··· Input records

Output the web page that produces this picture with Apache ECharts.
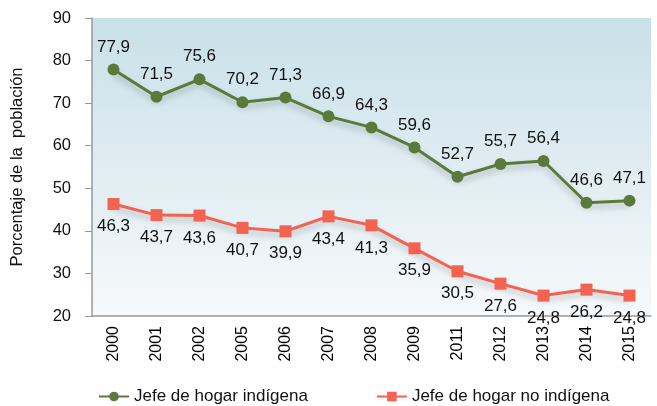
<!DOCTYPE html>
<html><head><meta charset="utf-8">
<script src="https://cdn.jsdelivr.net/npm/echarts@6/dist/echarts.min.js"></script>
<style>html,body{margin:0;padding:0;background:#fff}#c{width:657px;height:406px}</style>
</head><body><div id="c"></div>
<script>
var years = ['2000','2001','2002','2005','2006','2007','2008','2009','2011','2012','2013','2014','2015'];
var indigena = [77.9,71.5,75.6,70.2,71.3,66.9,64.3,59.6,52.7,55.7,56.4,46.6,47.1];
var noIndigena = [46.3,43.7,43.6,40.7,39.9,43.4,41.3,35.9,30.5,27.6,24.8,26.2,24.8];
var yTicks = [20,30,40,50,60,70,80,90];
var FONT = '"Liberation Sans", Arial, sans-serif';
var fmt = function(p){ return String(p.value).replace('.', ','); };
var chart = echarts.init(document.getElementById('c'));
chart.setOption({
  animation: false,
  textStyle: {fontFamily: FONT},
  grid: {left: 92, right: 6, top: 18, bottom: 90, show: true, borderWidth: 0,
    backgroundColor: new echarts.graphic.LinearGradient(0,0,0,1,[{offset:0,color:'#c8e0e8'},{offset:1,color:'#f7f9fb'}])},
  legend: {left: 93, top: 383, itemWidth: 30, itemHeight: 12, itemGap: 68,
    textStyle: {fontFamily: FONT, fontSize: 17, color: '#111'},
    data: ['Jefe de hogar indígena','Jefe de hogar no indígena']},
  xAxis: {type: 'category', data: years, boundaryGap: true,
    axisLine: {lineStyle: {color: '#999', width: 1.5}},
    axisTick: {length: 8, lineStyle: {color: '#999'}},
    axisLabel: {rotate: 90, fontSize: 16, color: '#000', fontFamily: FONT, margin: 10}},
  yAxis: {type: 'value', min: yTicks[0], max: yTicks[yTicks.length-1], interval: 10,
    name: 'Porcentaje de la  población', nameLocation: 'middle', nameGap: 66,
    nameTextStyle: {fontSize: 16.5, color: '#111', fontFamily: FONT},
    splitLine: {show: false},
    axisLine: {show: true, lineStyle: {color: '#999', width: 1.5}},
    axisTick: {show: true, length: 7, lineStyle: {color: '#999'}},
    axisLabel: {fontSize: 16.5, color: '#111', fontFamily: FONT, margin: 21}},
  series: [
    {name: 'Jefe de hogar indígena', type: 'line', data: indigena,
     symbol: 'circle', symbolSize: 12, color: '#5b7a3a',
     lineStyle: {width: 3, color: '#5b7a3a', shadowColor: 'rgba(0,0,0,0.25)', shadowBlur: 6, shadowOffsetY: 4},
     itemStyle: {color: '#5b7a3a'},
     label: {show: true, position: 'top', distance: 8, fontSize: 17, color: '#111', fontFamily: FONT, formatter: fmt}},
    {name: 'Jefe de hogar no indígena', type: 'line', data: noIndigena,
     symbol: 'rect', symbolSize: 12, color: '#f26352',
     lineStyle: {width: 3, color: '#f26352', shadowColor: 'rgba(0,0,0,0.25)', shadowBlur: 6, shadowOffsetY: 4},
     itemStyle: {color: '#f26352'},
     label: {show: true, position: 'bottom', distance: 8, fontSize: 17, color: '#111', fontFamily: FONT, formatter: fmt}}
  ]
});
</script></body></html>
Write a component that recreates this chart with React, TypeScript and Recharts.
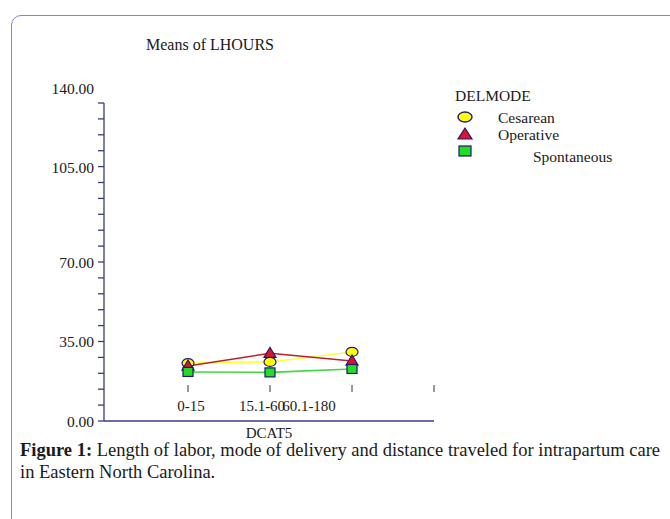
import React from "react";
import { LineChart, Line, XAxis, YAxis, Label } from "recharts";

const categories = ["0-15", "15.1-60", "60.1-180", ""];
const cesarean = [25.5, 26.0, 30.4, null];
const operative = [24.2, 29.8, 26.4, null];
const spontaneous = [21.6, 21.4, 22.9, null];
const yTicks = [0, 7, 14, 21, 28, 35, 42, 49, 56, 63, 70, 77, 84, 91, 98, 105, 112, 119, 126, 133, 140];
const yMajor = [0, 35, 70, 105, 140];
const seriesNames = ["Cesarean", "Operative", "Spontaneous"];

const data = categories.map((c, i) => ({
  cat: c,
  Cesarean: cesarean[i],
  Operative: operative[i],
  Spontaneous: spontaneous[i],
}));

const FONT = '"Liberation Serif", "Times New Roman", serif';
const AXIS = "#3a3886";
const NAVY = "#1c1a6e";

const CircleDot = (p: any) => {
  if (p.value == null || p.cy == null) return null;
  return <ellipse cx={p.cx} cy={p.cy} rx={6} ry={4.5} fill="#ffff00" stroke={NAVY} strokeWidth={1.2} />;
};
const TriDot = (p: any) => {
  if (p.value == null || p.cy == null) return null;
  const { cx, cy } = p;
  return <polygon points={`${cx},${cy - 6} ${cx - 6},${cy + 4} ${cx + 6},${cy + 4}`} fill="#e0102e" stroke={NAVY} strokeWidth={1.2} />;
};
const SqDot = (p: any) => {
  if (p.value == null || p.cy == null) return null;
  const { cx, cy } = p;
  return <rect x={cx - 5} y={cy - 4.5} width={10} height={9} fill="#22dd22" stroke={NAVY} strokeWidth={1.2} />;
};

const labelNudge = [3, -8, -43, 0];

const XTick = (p: any) => {
  const { x, y, payload, index } = p;
  return (
    <g>
      <line x1={x} x2={x} y1={y - 44} y2={y - 37} stroke="#333" strokeWidth={1} />
      <text x={x + (labelNudge[index] || 0)} y={y - 23} textAnchor="middle" dominantBaseline="central" fontFamily={FONT} fontSize={15} fill="#1a1a1a">
        {payload.value}
      </text>
    </g>
  );
};

const YTick = (p: any) => {
  const { x, y, payload } = p;
  const v = payload.value;
  if (!yMajor.includes(v)) return null;
  const dy = v >= 105 ? -15 : 0;
  return (
    <text x={x} y={y + dy} textAnchor="end" dominantBaseline="central" fontFamily={FONT} fontSize={15.5} fill="#1a1a1a">
      {v.toFixed(2)}
    </text>
  );
};

const LegendBox = () => (
  <svg width={210} height={80} style={{ position: "absolute", left: 450, top: 85, display: "block" }}>
    <text x={5} y={10} dominantBaseline="central" fontFamily={FONT} fontSize={15.5} fill="#1a1a1a">DELMODE</text>
    <ellipse cx={15} cy={32} rx={7} ry={5} fill="#ffff00" stroke={NAVY} strokeWidth={1.4} />
    <text x={48} y={32} dominantBaseline="central" fontFamily={FONT} fontSize={15.5} fill="#1a1a1a">{seriesNames[0]}</text>
    <polygon points="15,43 8,54 22,54" fill="#e0102e" stroke={NAVY} strokeWidth={1.2} />
    <text x={48} y={49} dominantBaseline="central" fontFamily={FONT} fontSize={15.5} fill="#1a1a1a">{seriesNames[1]}</text>
    <rect x={9} y={61} width={12} height={10} fill="#22dd22" stroke={NAVY} strokeWidth={1.2} />
    <text x={83} y={71} dominantBaseline="central" fontFamily={FONT} fontSize={15.5} fill="#1a1a1a">{seriesNames[2]}</text>
  </svg>
);

export default function App() {
  return (
    <div style={{ position: "absolute", left: 0, top: 0, width: 670, height: 519, overflow: "hidden", background: "#fff", fontFamily: FONT }}>
      <div style={{ position: "absolute", left: 11, top: 15, width: 700, height: 560, border: "1.5px solid #8a84c2", borderRadius: 10, boxSizing: "border-box" }} />
      <div style={{ position: "absolute", left: 110, top: 35, width: 200, textAlign: "center", fontSize: 16, color: "#1a1a1a", lineHeight: "20px" }}>
        Means of LHOURS
      </div>
      <div style={{ position: "absolute", left: 0, top: 0 }}>
        <LineChart width={670} height={519} data={data} margin={{ top: 103, right: 236, left: 0, bottom: 58 }}>
          <XAxis
            dataKey="cat"
            height={40}
            padding={{ left: 84, right: 0 }}
            axisLine={{ stroke: AXIS, strokeWidth: 1.3 }}
            tickLine={false}
            tick={<XTick />}
            interval={0}
          >
            <Label value="DCAT5" position="insideTop" offset={6} style={{ fontFamily: FONT, fontSize: 15, fill: "#1a1a1a" }} />
          </XAxis>
          <YAxis
            width={104}
            domain={[0, 140]}
            ticks={yTicks}
            interval={0}
            tickMargin={4}
            axisLine={{ stroke: AXIS, strokeWidth: 1.3 }}
            tickLine={{ stroke: AXIS, strokeWidth: 1.3 }}
            tick={<YTick />}
          />
          <Line dataKey="Cesarean" stroke="#ffff3a" strokeWidth={1.6} dot={<CircleDot />} isAnimationActive={false} connectNulls={false} />
          <Line dataKey="Operative" stroke="#b8222a" strokeWidth={1.6} dot={<TriDot />} isAnimationActive={false} connectNulls={false} />
          <Line dataKey="Spontaneous" stroke="#44d444" strokeWidth={1.6} dot={<SqDot />} isAnimationActive={false} connectNulls={false} />
        </LineChart>
      </div>
      <LegendBox />
      <div style={{ position: "absolute", left: 20, top: 439, fontSize: 18.5, lineHeight: "22px", color: "#1a1a1a", whiteSpace: "nowrap" }}>
        <b>Figure 1:</b> Length of labor, mode of delivery and distance traveled for intrapartum care
        <br />
        in Eastern North Carolina.
      </div>
    </div>
  );
}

······

### Work instructions
Pull out every line in the data above that has the word "with".

### Answer to this task
Output the web page that produces this picture with Apache ECharts.
Write a component that recreates this chart with React, TypeScript and Recharts.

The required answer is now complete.